Aufgrund meiner Berufs- und Lebenserfahrung verfüge ich sicherlich über einiges an Wissen, um eine ganze Latte an Ratschlägen zu einer To-do-Liste zusammen zu fassen. Doch eigene Ideen und Strategien setzen sich leichter um als von außen aufgedrückte. Es war nie zielführend, Ratsuchenden die Verantwortung für ihr Anliegen vollständig abzunehmen.
Als die Pferde mit mir durchgingen, weil meine Werte-Glocken Sturm läuteten
Doch bleiben bei meiner Arbeit die eigenen Werte und Ansichten nicht außen vor. Sie haben mich geprägt. Vollkommen hinterm Berg halte ich damit nicht. Kürzlich gingen regelrecht die Pferde mit mir durch.
„Dann bekomme ich stattdessen halt ein Kind“,
war die Aussage einer jungen Frau, die sich mit ihrer Suche nach einer sinnvollen beruflichen Tätigkeit an mich wandte. Wir hatten einige Zeit zusammen gearbeitet und herausgestellt, dass ihr Wunsch, ihrem Berufsleben Sinn und Nachhaltigkeit zu geben, nicht nur oberflächlich daher gesagt war. Jetzt befanden wir uns auf der Zielgeraden, was die Suche nach jenen Unternehmen betraf, die genau ihren Vorstellungen entsprachen. Ihr fehlte nur ein Quäntchen Mut, diese initiativ anzusprechen, und Selbstzweifel gewannen die Oberhand. „Was habe ich denn schon zu bieten? Da gibt es doch tausend andere, die es besser können.“ Nun, sie hatte eine Menge zu bieten! Das zeigte ihr Fähigkeitsprofil, das wir einige Stunden zuvor erarbeitet hatten. Ich holte dieses Profil hervor, um sie noch einmal eintauchen zu lassen, da meinte sie: „Ich habe schon mit meinem Freund gesprochen.
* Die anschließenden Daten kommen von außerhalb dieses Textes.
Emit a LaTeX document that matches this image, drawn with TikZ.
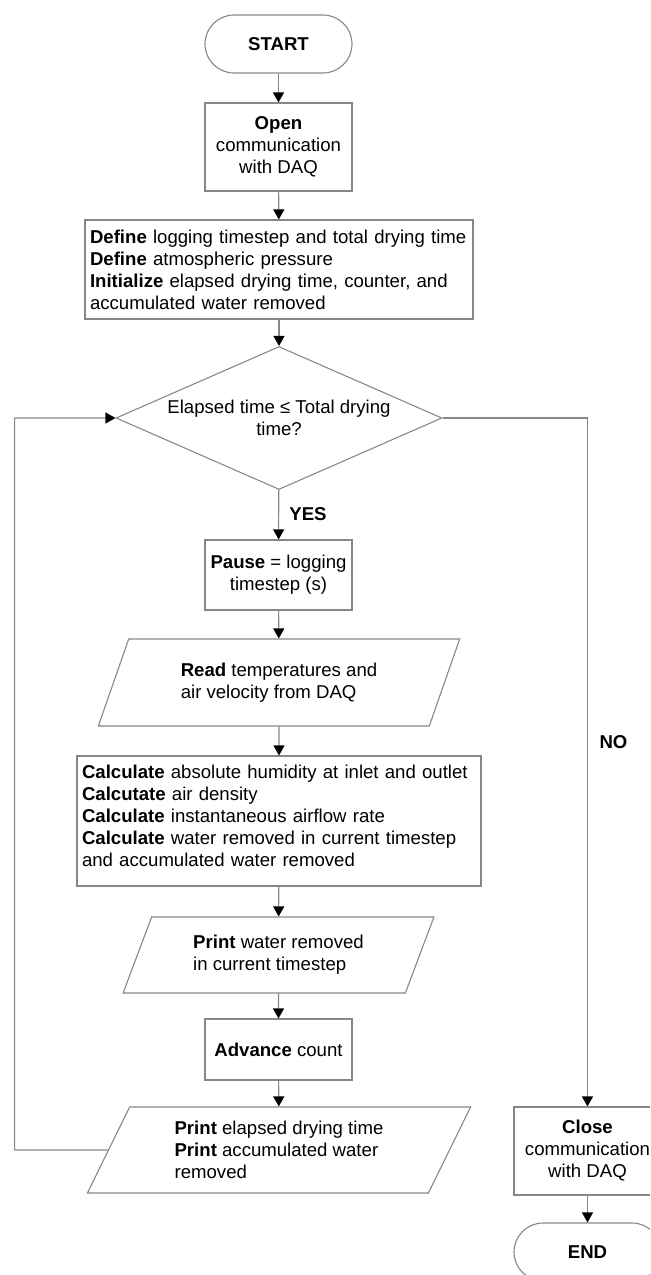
\documentclass[tikz,border=0pt]{standalone}
\usepackage{fontspec}
\setmainfont{Liberation Sans}
\usetikzlibrary{shapes.geometric,arrows.meta}
\definecolor{linegray}{RGB}{135,135,135}

\begin{document}
\begin{tikzpicture}[x=0.5pt, y=-0.5pt, line width=0.55pt,
    every node/.style={font=\fontsize{9.3}{11}\selectfont},
    term/.style={draw=linegray, rectangle, rounded corners=14.5pt, minimum width=73.5pt, minimum height=29pt, font=\fontsize{9.3}{11}\selectfont\bfseries},
    box/.style={draw=linegray, rectangle, inner sep=0pt, minimum width=73.5pt, align=center},
    textbox/.style={draw=linegray, rectangle, inner xsep=2.5pt, inner ysep=0pt, align=left},
    io/.style={draw=linegray, trapezium, trapezium stretches=true, inner sep=0pt, align=left},
    decision/.style={draw=linegray, diamond, aspect=2.28, inner sep=0pt, align=center, minimum width=163pt, minimum height=71.5pt},
    flow/.style={draw=linegray, -{Triangle[length=5pt,width=5.5pt,color=black]}}]

            % Clip to the page
            \clip (0,0) rectangle (650,1275);

            % Main column
            \node[term] (start) at (278.5,44) {START};
            \node[box, minimum height=44pt] (open) at (278.5,147) {\textbf{Open}\\communication\\with DAQ};
            \node[textbox, text width=189pt, minimum height=49.5pt] (define) at (279,269.5)
                {\textbf{Define} logging timestep and total drying time\\
                 \textbf{Define} atmospheric pressure\\
                 \textbf{Initialize} elapsed drying time, counter, and\\
                 accumulated water removed};
            \node[decision] (cond) at (279,418) {Elapsed time ≤ Total drying\\time?};
            \node[box, minimum height=35pt] (pause) at (278.5,575) {\textbf{Pause} = logging\\timestep (s)};
            \node[io, minimum width=181pt, minimum height=43.5pt,
                  trapezium left angle=63.2, trapezium right angle=116.8] (read) at (279,682.5)
                {\textbf{Read} temperatures and\\air velocity from DAQ};
            \node[textbox, text width=197pt, minimum height=65pt] (calc) at (279,821)
                {\textbf{Calculate} absolute humidity at inlet and outlet\\
                 \textbf{Calcutate} air density\\
                 \textbf{Calculate} instantaneous airflow rate\\
                 \textbf{Calculate} water removed in current timestep\\
                 and accumulated water removed\\[-5.5pt]\mbox{}};
            \node[io, minimum width=155.5pt, minimum height=38pt,
                  trapezium left angle=64, trapezium right angle=116] (printw) at (278.5,955)
                {\textbf{Print} water removed\\in current timestep};
            \node[box, minimum height=30.5pt] (advance) at (278.5,1049.5) {\textbf{Advance} count};
            \node[io, minimum width=191.75pt, minimum height=43pt,
                  trapezium left angle=62.9, trapezium right angle=117.1] (printe) at (279,1150)
                {\textbf{Print} elapsed drying time\\\textbf{Print} accumulated water\\removed};

            % Exit branch
            \node[box, minimum height=44pt] (close) at (587.5,1151) {\textbf{Close}\\communication\\with DAQ};
            \node[term] (end) at (587.5,1252) {END};

            % Branch labels
            \node[font=\fontsize{9.3}{11}\selectfont\bfseries] (yes) at (308,514) {YES};
            \node[font=\fontsize{9.3}{11}\selectfont\bfseries] (no) at (613.5,742) {NO};

            % Draw the arrows down the column
            \draw[flow] (start) -- (open);
            \draw[flow] (open) -- (define);
            \draw[flow] (define) -- (cond);
            \draw[flow] (cond) -- (pause);
            \draw[flow] (pause) -- (read);
            \draw[flow] (read) -- (calc);
            \draw[flow] (calc) -- (printw);
            \draw[flow] (printw) -- (advance);
            \draw[flow] (advance) -- (printe);

            % Loop back and exit
            \coordinate (back) at (14.6,1150);
            \draw[flow] (printe.west) -- (back) |- (cond.west);
            \draw[flow] (cond.east) -| (close.north);
            \draw[flow] (close) -- (end);

\end{tikzpicture}
\end{document}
Dann bekomme ich stattdessen halt ein Kind.“
Einundzwanzig – zweiundzwanzig – dreiundzwanzig…
Bei unseren vorherigen Gesprächen hatte sie klar gestellt, dass sie zwar in einigen Jahren eine Familie gründet, sich jetzt aber erst ihrem Traumberuf widmen möchte. Tiiief atmete ich ein. Und wieder aus. Und ja, ich begegnete ihr erneut mit einer Frage, wie es sich als Coach gehört. Doch war sie, sagen wir mal, mit meiner eigenen emotionalen Melodie unterlegt: „Welche unterschwellige Botschaft übertragen Sie auf Ihr Kind, wenn es auf die Welt kommt? Du bist der Ersatz für meinen Berufstraum?“
Kinder sind etwas Besonderes
Ja, Kinder erfüllen unser Leben. Mit Glück und Freude. Kinder sind so wichtig, dass sie NIEMALS Ersatz sein dürfen. Sie haben das Recht, ihre eigene Persönlichkeit zu entwickeln. Idealerweise sind sie umgeben von Liebe und absoluter Zugewandtheit jener Menschen, denen sie vertrauen.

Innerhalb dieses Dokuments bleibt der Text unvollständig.